As surely awesome as this is, most modern-day glitches tend to be predictable in truth. I’ve seen my share of frozen, floating characters, walls that can suddenly be jumped through, and peeks into the gaping expanses of empty nothingness. As exciting as the gaming void was the first time, it feels like glitches are becoming less and less interesting. Either they’re totally game-breaking, or just something that ruins the immersion of a virtual world. And if they’re seriously screwy, they’ll get fixed eventually via a patch. If Brawl was a Xbox 360 game, Jigglyzilla wouldn’t have had a long lifespan. But is that actually true, or am I viewing gaming’s past in rose-tinted spectacles?

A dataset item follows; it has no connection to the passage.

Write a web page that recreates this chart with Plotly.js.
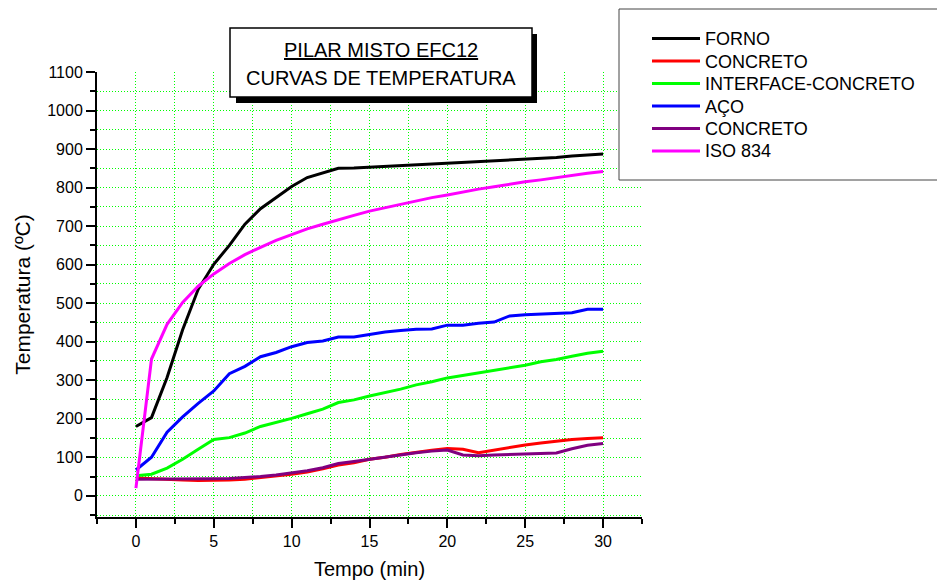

Either way, the most exciting modern-day glitches are the ones that are dealt with unusually by developers. Recent sensation Batman: Arkham Asylum contained a glitch that only affected players who’d pirated their copy, ensuring that once they entered a certain area of the game that was filled with poisonous gas, they wouldn’t be able to progress any further. “It’s not a bug in the game’s code, it’s a bug in your moral code,” joshed one of the Eidos moderators.

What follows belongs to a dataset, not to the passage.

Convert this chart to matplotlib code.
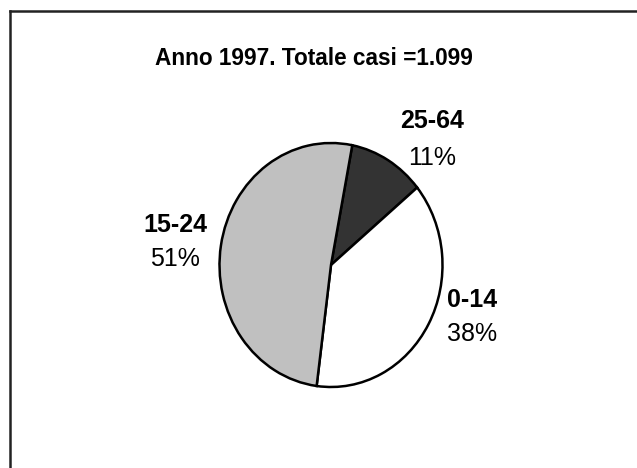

Then there was the infamous, supposedly intentional glitch in Xbox Live Arcade’s Fable II Pub Games that allowed players to break the game’s rules to speedily accrue gold for use in Fable II. Players who had cheated in Pub Games were penalized by being deemed greedy and corrupt in Fable II, affecting how non-player characters perceived them. Again, both are very awesome, but both are intentional glitches, like the ones left in by the Mega Man 9 team. What of the true, unintentional glitches, the beautiful mistakes like Minus World?

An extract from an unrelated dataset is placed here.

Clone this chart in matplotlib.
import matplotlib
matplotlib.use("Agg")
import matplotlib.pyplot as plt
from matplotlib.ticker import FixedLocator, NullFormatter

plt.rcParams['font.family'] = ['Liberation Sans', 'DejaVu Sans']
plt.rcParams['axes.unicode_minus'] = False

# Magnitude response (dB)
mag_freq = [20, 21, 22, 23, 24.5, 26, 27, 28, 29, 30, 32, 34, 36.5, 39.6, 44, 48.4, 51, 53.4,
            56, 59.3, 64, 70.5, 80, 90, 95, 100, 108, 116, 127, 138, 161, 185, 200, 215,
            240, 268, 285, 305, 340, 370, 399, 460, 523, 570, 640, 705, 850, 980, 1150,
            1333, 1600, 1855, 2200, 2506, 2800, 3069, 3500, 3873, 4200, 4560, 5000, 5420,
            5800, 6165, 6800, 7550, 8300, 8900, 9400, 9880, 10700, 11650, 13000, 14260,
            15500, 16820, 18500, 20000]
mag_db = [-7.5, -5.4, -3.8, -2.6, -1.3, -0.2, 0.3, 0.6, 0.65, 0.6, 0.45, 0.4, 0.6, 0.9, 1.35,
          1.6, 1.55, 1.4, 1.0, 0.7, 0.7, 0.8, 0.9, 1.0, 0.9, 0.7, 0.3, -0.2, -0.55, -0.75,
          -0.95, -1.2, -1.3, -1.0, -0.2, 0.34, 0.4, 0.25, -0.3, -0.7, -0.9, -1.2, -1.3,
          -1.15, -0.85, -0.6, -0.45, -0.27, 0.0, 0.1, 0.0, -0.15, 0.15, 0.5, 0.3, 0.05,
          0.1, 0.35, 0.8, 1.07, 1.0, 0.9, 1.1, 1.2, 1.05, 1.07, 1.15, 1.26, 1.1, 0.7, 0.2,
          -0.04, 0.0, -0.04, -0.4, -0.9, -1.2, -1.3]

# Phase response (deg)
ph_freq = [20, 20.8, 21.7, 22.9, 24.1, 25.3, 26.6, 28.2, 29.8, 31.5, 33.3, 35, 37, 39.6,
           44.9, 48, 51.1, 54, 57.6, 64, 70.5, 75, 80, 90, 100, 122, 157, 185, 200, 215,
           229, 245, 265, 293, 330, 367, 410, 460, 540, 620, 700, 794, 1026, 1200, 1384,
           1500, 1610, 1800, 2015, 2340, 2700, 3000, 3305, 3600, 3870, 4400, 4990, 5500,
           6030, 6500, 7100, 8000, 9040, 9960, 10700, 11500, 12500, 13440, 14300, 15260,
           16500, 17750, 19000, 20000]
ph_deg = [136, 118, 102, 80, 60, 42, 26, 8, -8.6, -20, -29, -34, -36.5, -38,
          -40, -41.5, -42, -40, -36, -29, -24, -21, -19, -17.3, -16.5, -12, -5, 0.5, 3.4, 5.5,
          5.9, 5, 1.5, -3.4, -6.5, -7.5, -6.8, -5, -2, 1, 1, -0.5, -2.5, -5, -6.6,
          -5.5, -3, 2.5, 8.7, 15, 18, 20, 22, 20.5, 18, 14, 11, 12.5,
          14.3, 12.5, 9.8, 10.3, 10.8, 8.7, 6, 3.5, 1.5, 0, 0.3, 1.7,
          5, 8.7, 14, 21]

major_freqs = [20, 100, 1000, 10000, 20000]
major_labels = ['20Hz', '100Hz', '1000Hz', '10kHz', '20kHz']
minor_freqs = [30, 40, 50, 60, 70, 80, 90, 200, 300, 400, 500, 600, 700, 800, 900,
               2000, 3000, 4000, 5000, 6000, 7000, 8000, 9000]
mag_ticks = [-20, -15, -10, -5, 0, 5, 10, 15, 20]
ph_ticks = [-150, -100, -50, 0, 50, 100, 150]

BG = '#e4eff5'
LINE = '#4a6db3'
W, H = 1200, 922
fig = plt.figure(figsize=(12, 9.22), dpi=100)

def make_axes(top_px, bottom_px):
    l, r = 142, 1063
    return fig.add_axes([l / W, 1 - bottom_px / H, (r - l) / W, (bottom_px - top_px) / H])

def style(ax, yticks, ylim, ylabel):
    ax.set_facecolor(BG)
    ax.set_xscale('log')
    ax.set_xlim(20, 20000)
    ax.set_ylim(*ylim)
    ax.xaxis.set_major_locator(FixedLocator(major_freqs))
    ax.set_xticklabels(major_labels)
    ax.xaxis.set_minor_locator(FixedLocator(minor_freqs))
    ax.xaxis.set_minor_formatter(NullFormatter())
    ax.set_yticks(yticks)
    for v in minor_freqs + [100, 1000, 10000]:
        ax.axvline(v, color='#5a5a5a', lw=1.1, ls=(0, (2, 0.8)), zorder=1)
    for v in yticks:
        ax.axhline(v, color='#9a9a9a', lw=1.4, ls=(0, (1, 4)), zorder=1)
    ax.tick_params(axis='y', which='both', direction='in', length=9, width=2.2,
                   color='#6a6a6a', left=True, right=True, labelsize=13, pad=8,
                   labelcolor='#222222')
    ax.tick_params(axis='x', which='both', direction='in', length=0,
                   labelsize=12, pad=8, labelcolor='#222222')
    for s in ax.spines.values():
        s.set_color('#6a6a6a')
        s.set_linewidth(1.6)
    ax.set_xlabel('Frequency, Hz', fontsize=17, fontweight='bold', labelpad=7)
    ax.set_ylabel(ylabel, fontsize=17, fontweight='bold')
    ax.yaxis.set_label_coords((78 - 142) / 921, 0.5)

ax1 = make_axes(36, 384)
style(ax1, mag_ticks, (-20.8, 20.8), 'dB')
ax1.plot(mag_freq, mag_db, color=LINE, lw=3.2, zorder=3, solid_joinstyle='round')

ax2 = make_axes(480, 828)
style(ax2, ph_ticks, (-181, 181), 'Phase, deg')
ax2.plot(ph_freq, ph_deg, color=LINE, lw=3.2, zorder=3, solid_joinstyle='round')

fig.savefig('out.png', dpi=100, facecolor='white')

The best example of a developer acknowledging such a beautiful mistake, nay even embracing it, is found in EA’s Tiger Woods PGA Tour 08. A YouTube user named Levinator25 found a glitch that allowed him to perform what he called a “Jesus shot”, where Tiger could walk on water and chip a ball that was floating in a stream. What Levinator25 didn’t expect was for EA to respond as part of their PGA Tour 09 marketing campaign:
The Tiger scenario is an emphatic reminder of why the glitch shouldn’t be allowed to die. Without it, we would have never seen Tiger play a real-life Jesus Shot. And it’s glitches like the Jesus Shot, Minus World, Guile’s handcuffs, Battlefield II’s bunny hopping, and all of the rest that gave their respective games another layer of personality. Some of these glitches are integral to their games’ nostalgia value. We remember the glitches as fondly as anything else in the game, because they were unique and they were special. To sum up, I think the Mario Kart series gives the best example of the rights and wrongs of video game glitches. While Mario Kart DS’ online play was ruined by the afore-mentioned snaking glitch, other entries in the series have produced fantastic glitches in the forms of unintentional shortcuts. And while a secret shortcut is rewarding, finding and exploiting an unintentional one is so much better. When it breaks the game, be it through unfair advantage or technical difficulties, that’s a problem, but ridding the Mario Kart series of these secrets to discover–ones that even the developer is unaware of–would be tragedy. Eventually, testing and quality assurance are going to all but obliterate the video game glitch. All I ask is that developers leave in just one or two of the glitches they find, especially if they involve colossal Pokémon.